Pro-gun gay group wins major victory: ‘Armed queers don’t get bashed’

In this Oct. 3, 2013, file photo, a custom-made semi-automatic hunting rifle with a high-capacity detachable magazine is displayed at TDS Guns in Rocklin, Calif. Calif. Lt. Gov. Gavin Newsom and a gun control advocacy group are proposing a 2016 ballot initiative to strengthen the state's gun control laws by restricting ammunition sales, barring possession of large-capacity assault-style magazines and requiring gun owners to report lost or stolen guns to law enforcement.

In this Oct. 3, 2013, file photo, a custom-made semi-automatic hunting rifle with a high-capacity detachable magazine is displayed at TDS Guns in Rocklin, Calif. Calif. Lt. Gov. Gavin Newsom and a gun control advocacy group are proposing a 2016 ballot initiative to strengthen the state's gun control laws by restricting ammunition sales, barring possession of large-capacity assault-style magazines and requiring gun owners to report lost or stolen guns to law enforcement. AP Photo/Rich Pedroncelli, File

The Pink Pistols’ homepage states it succinctly: “We teach queers to shoot. Then we teach others that we have done so.”

Their motto: “Pick on someone your own caliber.”

The group, which advocates for gay Americans to carry firearms, just won a major victory on Tuesday: a federal judge in Washington halted enforcement of a portion of the city’s strict gun law, ordering Washington DC police to stop requiring residents to demonstrate they have “a good reason to fear injury,” which he ruled places “an unconstitutional burden” on citizens’ right to bear arms.

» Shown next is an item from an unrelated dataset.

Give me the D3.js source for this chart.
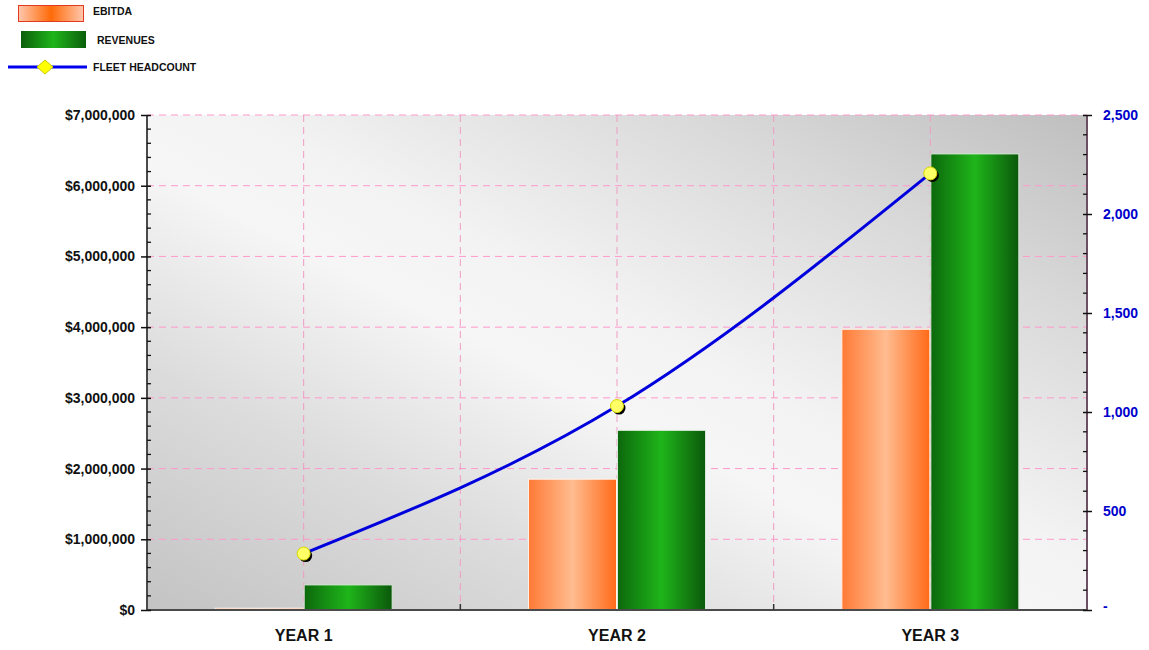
<!DOCTYPE html>
<html>
<head>
<meta charset="utf-8">
<script src="https://cdn.jsdelivr.net/npm/d3@7"></script>
<style>
  html, body { margin: 0; padding: 0; background: #fff; }
  svg { display: block; font-family: "Liberation Sans", Arial, sans-serif; }
</style>
</head>
<body>
<svg id="chart" width="1149" height="650"></svg>
<script>
const categories = ["YEAR 1", "YEAR 2", "YEAR 3"];
const ebitda = [25000, 1850000, 3970000];
const revenues = [355000, 2540000, 6450000];
const headcount = [285, 1030, 2205];
const leftTicks = [0, 1000000, 2000000, 3000000, 4000000, 5000000, 6000000, 7000000];
const rightTicks = [0, 500, 1000, 1500, 2000, 2500];
const seriesNames = ["EBITDA", "REVENUES"];

const svg = d3.select("#chart");
const W = 1149, H = 650;
const m = { left: 147, right: 1087, top: 115, bottom: 610 };

const defs = svg.append("defs");
const bg = defs.append("linearGradient").attr("id", "bgGrad")
  .attr("x1", 0).attr("y1", 1).attr("x2", 1).attr("y2", 0);
[[0, "#c3c3c3"], [0.25, "#dcdcdc"], [0.45, "#f6f6f6"], [0.55, "#f3f3f3"], [0.8, "#d8d8d8"], [1, "#bfbfbf"]]
  .forEach(([o, c]) => bg.append("stop").attr("offset", o).attr("stop-color", c));

const og = defs.append("linearGradient").attr("id", "orangeGrad").attr("x1", 0).attr("x2", 1).attr("y1", 0).attr("y2", 0);
[[0, "#ff7a35"], [0.5, "#ffbc90"], [1, "#ff6a18"]].forEach(([o, c]) => og.append("stop").attr("offset", o).attr("stop-color", c));
const gg = defs.append("linearGradient").attr("id", "greenGrad").attr("x1", 0).attr("x2", 1).attr("y1", 0).attr("y2", 0);
[[0, "#0c680c"], [0.5, "#1fb51a"], [1, "#0b580b"]].forEach(([o, c]) => gg.append("stop").attr("offset", o).attr("stop-color", c));
const lo = defs.append("linearGradient").attr("id", "legOrange").attr("x1", 0).attr("x2", 1).attr("y1", 0).attr("y2", 0);
[[0, "#ffc7ad"], [0.5, "#ff6a08"], [1, "#ffc7ad"]].forEach(([o, c]) => lo.append("stop").attr("offset", o).attr("stop-color", c));
const lg = defs.append("linearGradient").attr("id", "legGreen").attr("x1", 0).attr("x2", 1).attr("y1", 0).attr("y2", 0);
[[0, "#0b5e0b"], [0.5, "#1fb51a"], [1, "#0b5e0b"]].forEach(([o, c]) => lg.append("stop").attr("offset", o).attr("stop-color", c));

// Scales
const x0 = d3.scaleBand().domain(categories).range([m.left, m.right]).paddingInner(0.432).paddingOuter(0.216);
const x1 = d3.scaleBand().domain(seriesNames).range([0, x0.bandwidth()]).padding(0);
const yL = d3.scaleLinear().domain([0, 7000000]).range([m.bottom, m.top]);
const yR = d3.scaleLinear().domain([0, 2500]).range([m.bottom, m.top]);
const step = (m.right - m.left) / categories.length;

// Background
svg.append("rect").attr("x", m.left).attr("y", m.top).attr("width", m.right - m.left).attr("height", m.bottom - m.top)
  .attr("fill", "url(#bgGrad)");

// Grid
const grid = svg.append("g");
grid.selectAll("line.h").data(leftTicks.filter(d => d > 0)).join("line")
  .attr("x1", m.left).attr("x2", m.right).attr("y1", d => yL(d)).attr("y2", d => yL(d))
  .attr("stroke", "#ff99cc").attr("stroke-width", 1).attr("stroke-dasharray", "7,5");
const vpos = [];
categories.forEach((c, i) => { vpos.push(x0(c) + x0.bandwidth() / 2); if (i > 0) vpos.push(m.left + step * i); });
grid.selectAll("line.v").data(vpos).join("line")
  .attr("x1", d => d).attr("x2", d => d).attr("y1", m.top).attr("y2", m.bottom)
  .attr("stroke", "#ee9cc4").attr("stroke-width", 1).attr("stroke-dasharray", "7,5");

// Bars
const data = categories.map((c, i) => ({ cat: c, vals: [ { k: "EBITDA", v: ebitda[i] }, { k: "REVENUES", v: revenues[i] } ] }));
const groups = svg.append("g").selectAll("g").data(data).join("g").attr("transform", d => `translate(${x0(d.cat)},0)`);
groups.selectAll("rect").data(d => d.vals).join("rect")
  .attr("x", d => x1(d.k) + 0.5)
  .attr("y", d => yL(d.v))
  .attr("width", x1.bandwidth() - 1)
  .attr("height", d => m.bottom - yL(d.v))
  .attr("fill", d => d.k === "EBITDA" ? "url(#orangeGrad)" : "url(#greenGrad)")
  .attr("stroke", d => d.k === "EBITDA" ? "#fff3ea" : "#d8e8d8").attr("stroke-width", 1);

// Axes lines
const axisCol = "#4a4a4a";
svg.append("line").attr("x1", m.left).attr("x2", m.right).attr("y1", m.bottom).attr("y2", m.bottom).attr("stroke", axisCol).attr("stroke-width", 2);
svg.append("line").attr("x1", m.left).attr("x2", m.left).attr("y1", m.top).attr("y2", m.bottom + 1).attr("stroke", axisCol).attr("stroke-width", 2);
svg.append("line").attr("x1", m.right).attr("x2", m.right).attr("y1", m.top).attr("y2", m.bottom + 1).attr("stroke", "#6a5060").attr("stroke-width", 2);

// Left axis
const leftAxis = d3.axisLeft(yL).tickValues(leftTicks).tickSize(6).tickPadding(6)
  .tickFormat(d => "$" + d3.format(",")(d));
const gL = svg.append("g").attr("transform", `translate(${m.left},0)`).call(leftAxis);
gL.select(".domain").remove();
gL.selectAll(".tick line").attr("x2", -6).attr("x1", 4).attr("stroke", "#111").attr("stroke-width", 1.5);
gL.selectAll(".tick text").attr("font-size", 14).attr("font-weight", "bold").attr("fill", "#111").attr("x", -12);
const minorL = d3.range(200000, 7000000, 200000).filter(d => d % 1000000 !== 0);
svg.append("g").selectAll("line").data(minorL).join("line")
  .attr("x1", m.left).attr("x2", m.left + 4).attr("y1", d => yL(d)).attr("y2", d => yL(d)).attr("stroke", "#111").attr("stroke-width", 1.3);

// Right axis
const rightAxis = d3.axisRight(yR).tickValues(rightTicks).tickSize(6).tickPadding(10)
  .tickFormat(d => d === 0 ? "-" : d3.format(",")(d));
const gR = svg.append("g").attr("transform", `translate(${m.right},0)`).call(rightAxis);
gR.select(".domain").remove();
gR.selectAll(".tick line").attr("x1", -4).attr("x2", 5).attr("stroke", "#111").attr("stroke-width", 1.5);
gR.selectAll(".tick text").attr("font-size", 14).attr("font-weight", "bold").attr("fill", "#0000cc").attr("x", 16)
  .attr("dy", d => d === 0 ? "0" : "0.32em");
const minorR = d3.range(100, 2500, 100).filter(d => d % 500 !== 0);
svg.append("g").selectAll("line").data(minorR).join("line")
  .attr("x1", m.right - 4).attr("x2", m.right).attr("y1", d => yR(d)).attr("y2", d => yR(d)).attr("stroke", "#111").attr("stroke-width", 1.3);

// Bottom ticks at category boundaries
svg.append("g").selectAll("line").data(d3.range(1, categories.length)).join("line")
  .attr("x1", i => m.left + step * i).attr("x2", i => m.left + step * i)
  .attr("y1", m.bottom - 6).attr("y2", m.bottom).attr("stroke", "#333").attr("stroke-width", 1.5);

// Bottom axis labels
svg.append("g").selectAll("text").data(categories).join("text")
  .attr("x", d => x0(d) + x0.bandwidth() / 2).attr("y", 641)
  .attr("text-anchor", "middle").attr("font-size", 16).attr("font-weight", "bold").attr("fill", "#111")
  .text(d => d);

// Line
const pts = categories.map((c, i) => [x0(c) + x0.bandwidth() / 2, yR(headcount[i])]);
svg.append("path").attr("d", d3.line().curve(d3.curveMonotoneX)(pts))
  .attr("fill", "none").attr("stroke", "#0000dd").attr("stroke-width", 3);
svg.append("g").selectAll("circle").data(pts).join("circle")
  .attr("cx", d => d[0] + 2).attr("cy", d => d[1] + 2).attr("r", 6.5).attr("fill", "#000");
svg.append("g").selectAll("circle").data(pts).join("circle")
  .attr("cx", d => d[0]).attr("cy", d => d[1]).attr("r", 6.5).attr("fill", "#ffff66").attr("stroke", "#d6d600").attr("stroke-width", 1);

// Legend
const leg = svg.append("g");
leg.append("rect").attr("x", 18.5).attr("y", 5.5).attr("width", 65).attr("height", 16).attr("fill", "url(#legOrange)").attr("stroke", "#e03a20").attr("stroke-width", 1);
leg.append("text").attr("x", 93).attr("y", 15).attr("font-size", 10.5).attr("font-weight", "bold").attr("fill", "#111").text(seriesNames[0]);
leg.append("rect").attr("x", 21).attr("y", 31).attr("width", 65).attr("height", 17).attr("fill", "url(#legGreen)");
leg.append("text").attr("x", 97).attr("y", 44).attr("font-size", 10.5).attr("font-weight", "bold").attr("fill", "#111").text(seriesNames[1]);
leg.append("line").attr("x1", 8).attr("x2", 87).attr("y1", 67).attr("y2", 67).attr("stroke", "#0000ee").attr("stroke-width", 3);
leg.append("path").attr("d", "M45,60 L53,67 L45,74 L37,67 Z").attr("fill", "#ffff00").attr("stroke", "#c8c800").attr("stroke-width", 1);
leg.append("text").attr("x", 93).attr("y", 71).attr("font-size", 10.5).attr("font-weight", "bold").attr("fill", "#111").text("FLEET HEADCOUNT");
</script>
</body>
</html>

The Pink Pistols challenged the city’s requirement that a person who wants to carry a concealed handgun outside the home show he or she has a “good reason to fear injury to his or her person or property” or another “proper reason” for carrying the weapon.

U.S. District Court Judge Richard J. Leon characterized the city’s law as an “understandable, but overly zealous, desire to restrict the right to carry in public a firearm for self-defense to the smallest possible number of law-abiding, responsible” citizens.

Charles Cooper, an attorney representing the shooting group, said Tuesday he was “really gratified” by the ruling.

On their website, The Pink Pistols write:

Armed queers don’t get bashed. We change the public perception of the sexual minorities, such that those who have in the past perceived them as safe targets for violence and hateful acts — beatings, assaults, rapes, murders — will realize that that now, a segment of the sexual minority population is now armed and effective with those arms. Those arms are also concealed, so they do not know which ones are safe to attack, and which are not…which they can harm as they have in the past, and which may draw a weapon and fight back.

Speaking to US News, Pink Pistols leader Gwen Patton explains her philosophy: “It’s been almost an automatic assumption that gay people won’t fight back, that they’re passive, they’re weak. We’re putting it out there that you don’t know which of the gay people out there are armed. … Don’t attack gay people because that could be a really bad decision.”

As it says on the website’s FAQ: “The Pink Pistols are the ones who have decided to no longer be safe targets. They have teeth. They will use them.”

So what exactly does the legal decision mean for gay people? Jimmy LaSalvia, a communications strategist, seems ambivalent in an interview with US News. LaSalvia was punched off his bicycle in 2011 from a teen who called him “faggot.” The group of thugs ran away when LaSalvia reached into his bag: “Does he have a gun…”

 

“I didn’t have a gun,” he admits. “But the kids who punched me weren’t sure if I did or not, and that was enough to disperse them and to stop the situation from escalating. There is a deterrence factor in there.”

After the attack, he did consider carrying a gun, but chose to carry pepper spray instead after carefully weighing the potential scenarios that could unfold if he chose to pack heat.

“I detemined having a loaded weapon wiht me all the time was too dangerous,” he says. “There are many things that are legal and should be legal in a free society, but it doesn’t mean you should do them. I certainly defend the rights of others to do so, I just don’t think it’s smart.”